Dataset rows
## begin

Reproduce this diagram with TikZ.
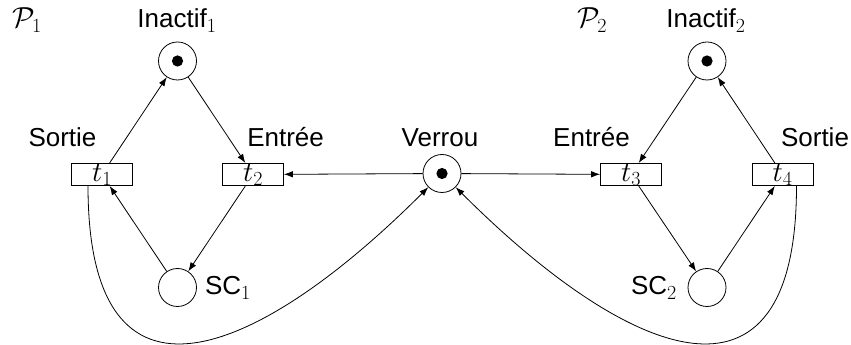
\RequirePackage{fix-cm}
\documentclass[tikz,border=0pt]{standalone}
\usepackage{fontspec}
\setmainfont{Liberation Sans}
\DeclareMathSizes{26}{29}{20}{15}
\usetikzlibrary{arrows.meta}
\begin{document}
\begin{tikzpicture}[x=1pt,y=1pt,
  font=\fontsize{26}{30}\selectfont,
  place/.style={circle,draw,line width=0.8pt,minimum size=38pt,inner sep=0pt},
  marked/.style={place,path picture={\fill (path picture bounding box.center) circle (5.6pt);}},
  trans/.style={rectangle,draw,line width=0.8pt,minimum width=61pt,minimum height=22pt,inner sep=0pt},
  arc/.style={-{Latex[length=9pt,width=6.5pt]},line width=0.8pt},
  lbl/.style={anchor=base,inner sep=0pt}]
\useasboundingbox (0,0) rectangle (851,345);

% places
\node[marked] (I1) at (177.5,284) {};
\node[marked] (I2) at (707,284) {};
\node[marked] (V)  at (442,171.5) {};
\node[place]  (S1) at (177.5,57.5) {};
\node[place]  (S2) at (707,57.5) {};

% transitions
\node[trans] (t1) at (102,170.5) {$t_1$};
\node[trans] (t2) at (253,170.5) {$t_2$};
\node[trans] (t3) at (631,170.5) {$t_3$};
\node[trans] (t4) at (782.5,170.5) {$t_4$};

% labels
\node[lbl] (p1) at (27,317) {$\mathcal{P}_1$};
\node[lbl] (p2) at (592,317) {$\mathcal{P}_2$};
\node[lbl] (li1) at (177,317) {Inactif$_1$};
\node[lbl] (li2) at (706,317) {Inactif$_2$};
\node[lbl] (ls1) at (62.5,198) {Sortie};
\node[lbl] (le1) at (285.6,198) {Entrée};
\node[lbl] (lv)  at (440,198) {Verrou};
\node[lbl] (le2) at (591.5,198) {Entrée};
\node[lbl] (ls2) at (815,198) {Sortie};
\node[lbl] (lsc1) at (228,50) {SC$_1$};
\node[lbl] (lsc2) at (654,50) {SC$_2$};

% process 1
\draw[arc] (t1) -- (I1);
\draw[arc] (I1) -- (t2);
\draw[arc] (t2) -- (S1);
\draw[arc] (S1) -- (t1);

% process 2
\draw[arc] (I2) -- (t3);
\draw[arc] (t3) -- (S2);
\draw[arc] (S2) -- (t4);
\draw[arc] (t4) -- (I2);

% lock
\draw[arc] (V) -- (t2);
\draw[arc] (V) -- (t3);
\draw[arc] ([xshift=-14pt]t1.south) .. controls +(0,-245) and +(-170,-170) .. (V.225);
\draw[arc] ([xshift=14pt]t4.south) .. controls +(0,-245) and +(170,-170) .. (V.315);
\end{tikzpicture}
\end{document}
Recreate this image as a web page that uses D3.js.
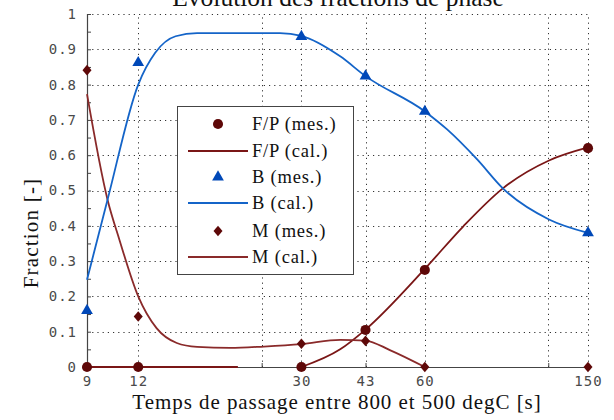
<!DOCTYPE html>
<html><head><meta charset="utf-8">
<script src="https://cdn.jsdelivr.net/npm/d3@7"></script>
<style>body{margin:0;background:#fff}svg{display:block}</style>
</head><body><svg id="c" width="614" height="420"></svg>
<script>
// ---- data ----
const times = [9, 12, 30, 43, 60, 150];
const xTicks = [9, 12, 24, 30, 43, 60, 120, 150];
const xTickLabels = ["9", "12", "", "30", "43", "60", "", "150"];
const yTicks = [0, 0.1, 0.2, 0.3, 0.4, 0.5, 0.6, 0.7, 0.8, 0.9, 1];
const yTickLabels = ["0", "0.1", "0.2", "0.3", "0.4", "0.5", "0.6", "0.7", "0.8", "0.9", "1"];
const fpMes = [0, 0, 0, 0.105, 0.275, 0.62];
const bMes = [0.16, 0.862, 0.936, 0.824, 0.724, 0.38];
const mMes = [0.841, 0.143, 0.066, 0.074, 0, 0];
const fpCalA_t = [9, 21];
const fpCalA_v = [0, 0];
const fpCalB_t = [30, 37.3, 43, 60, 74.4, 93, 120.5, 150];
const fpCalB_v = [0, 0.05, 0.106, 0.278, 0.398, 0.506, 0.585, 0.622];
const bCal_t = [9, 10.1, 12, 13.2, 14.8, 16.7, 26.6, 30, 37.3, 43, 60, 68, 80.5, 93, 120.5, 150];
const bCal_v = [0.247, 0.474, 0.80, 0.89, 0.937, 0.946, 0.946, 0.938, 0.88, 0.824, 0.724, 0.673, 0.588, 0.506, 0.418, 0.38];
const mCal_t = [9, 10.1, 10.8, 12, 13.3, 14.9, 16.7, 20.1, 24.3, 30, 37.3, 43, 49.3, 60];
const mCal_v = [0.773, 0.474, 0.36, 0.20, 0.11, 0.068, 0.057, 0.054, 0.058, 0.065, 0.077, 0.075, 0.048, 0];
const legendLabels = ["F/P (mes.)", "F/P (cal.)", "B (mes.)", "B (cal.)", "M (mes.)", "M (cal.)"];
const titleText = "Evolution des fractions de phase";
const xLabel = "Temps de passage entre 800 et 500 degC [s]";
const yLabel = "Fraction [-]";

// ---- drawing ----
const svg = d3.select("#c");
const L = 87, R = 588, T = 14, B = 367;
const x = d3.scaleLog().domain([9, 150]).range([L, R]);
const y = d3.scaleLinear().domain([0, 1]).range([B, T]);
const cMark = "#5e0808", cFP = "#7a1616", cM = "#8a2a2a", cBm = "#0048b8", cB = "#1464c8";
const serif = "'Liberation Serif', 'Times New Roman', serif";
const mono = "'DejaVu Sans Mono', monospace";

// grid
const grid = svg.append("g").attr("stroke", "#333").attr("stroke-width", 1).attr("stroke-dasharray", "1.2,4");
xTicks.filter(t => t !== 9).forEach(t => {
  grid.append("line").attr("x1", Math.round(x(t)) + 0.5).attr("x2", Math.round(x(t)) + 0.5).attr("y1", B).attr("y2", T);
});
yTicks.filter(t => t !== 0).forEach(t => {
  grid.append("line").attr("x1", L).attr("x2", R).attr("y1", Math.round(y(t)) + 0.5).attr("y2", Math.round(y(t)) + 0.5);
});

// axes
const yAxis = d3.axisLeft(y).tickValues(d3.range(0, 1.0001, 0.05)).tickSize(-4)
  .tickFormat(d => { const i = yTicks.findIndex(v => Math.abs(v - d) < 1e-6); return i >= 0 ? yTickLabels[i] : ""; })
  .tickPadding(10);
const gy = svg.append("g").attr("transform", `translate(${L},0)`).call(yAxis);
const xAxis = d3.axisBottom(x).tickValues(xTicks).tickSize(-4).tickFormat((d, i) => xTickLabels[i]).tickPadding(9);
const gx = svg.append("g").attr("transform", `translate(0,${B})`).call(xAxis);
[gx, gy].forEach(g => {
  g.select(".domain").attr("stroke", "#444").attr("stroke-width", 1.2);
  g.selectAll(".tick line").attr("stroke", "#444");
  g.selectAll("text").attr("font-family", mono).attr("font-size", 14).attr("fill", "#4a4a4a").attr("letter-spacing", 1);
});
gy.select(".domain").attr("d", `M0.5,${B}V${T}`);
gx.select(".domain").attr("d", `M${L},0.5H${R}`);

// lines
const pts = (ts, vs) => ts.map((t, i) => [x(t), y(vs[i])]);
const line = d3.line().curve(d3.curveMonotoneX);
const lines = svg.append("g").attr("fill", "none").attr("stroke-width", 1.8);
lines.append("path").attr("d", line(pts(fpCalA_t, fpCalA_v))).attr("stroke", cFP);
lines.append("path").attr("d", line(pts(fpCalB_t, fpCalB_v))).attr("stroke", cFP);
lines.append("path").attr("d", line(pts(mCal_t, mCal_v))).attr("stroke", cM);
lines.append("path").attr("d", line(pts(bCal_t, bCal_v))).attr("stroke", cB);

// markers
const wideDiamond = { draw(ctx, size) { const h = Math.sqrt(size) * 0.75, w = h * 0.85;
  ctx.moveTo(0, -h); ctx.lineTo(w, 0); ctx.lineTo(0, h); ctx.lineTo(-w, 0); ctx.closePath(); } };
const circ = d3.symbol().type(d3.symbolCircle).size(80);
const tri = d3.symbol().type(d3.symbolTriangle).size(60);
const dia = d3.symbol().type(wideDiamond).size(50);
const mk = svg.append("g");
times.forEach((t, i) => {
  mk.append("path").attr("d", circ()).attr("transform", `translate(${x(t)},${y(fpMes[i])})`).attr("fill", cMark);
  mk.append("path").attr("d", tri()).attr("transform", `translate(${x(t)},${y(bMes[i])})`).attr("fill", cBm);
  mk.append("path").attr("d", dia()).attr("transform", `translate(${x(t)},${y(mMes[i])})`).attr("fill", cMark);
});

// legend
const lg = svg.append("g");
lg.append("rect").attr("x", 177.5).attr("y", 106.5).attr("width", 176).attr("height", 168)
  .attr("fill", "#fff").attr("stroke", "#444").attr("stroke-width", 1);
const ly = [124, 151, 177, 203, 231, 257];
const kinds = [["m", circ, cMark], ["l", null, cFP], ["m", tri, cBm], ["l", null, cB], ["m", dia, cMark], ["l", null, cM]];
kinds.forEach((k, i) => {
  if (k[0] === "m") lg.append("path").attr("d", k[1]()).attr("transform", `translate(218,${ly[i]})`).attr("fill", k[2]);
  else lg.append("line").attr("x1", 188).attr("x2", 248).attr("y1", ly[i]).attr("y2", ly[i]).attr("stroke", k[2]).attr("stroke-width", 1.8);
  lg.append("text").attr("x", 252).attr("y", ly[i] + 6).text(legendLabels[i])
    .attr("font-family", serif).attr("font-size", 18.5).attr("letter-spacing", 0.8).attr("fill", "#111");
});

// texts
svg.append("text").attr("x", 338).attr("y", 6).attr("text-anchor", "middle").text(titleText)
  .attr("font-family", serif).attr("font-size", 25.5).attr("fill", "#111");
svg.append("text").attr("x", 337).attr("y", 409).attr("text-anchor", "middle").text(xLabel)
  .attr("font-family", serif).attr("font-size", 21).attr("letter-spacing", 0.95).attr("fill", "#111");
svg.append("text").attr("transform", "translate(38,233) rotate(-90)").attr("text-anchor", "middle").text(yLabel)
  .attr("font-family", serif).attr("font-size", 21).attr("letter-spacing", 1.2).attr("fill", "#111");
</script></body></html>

## end

_YOUR TASK:_ Go over the entries above and say how many lines hold the string "this", with no other text.

_SOLUTION:_ 2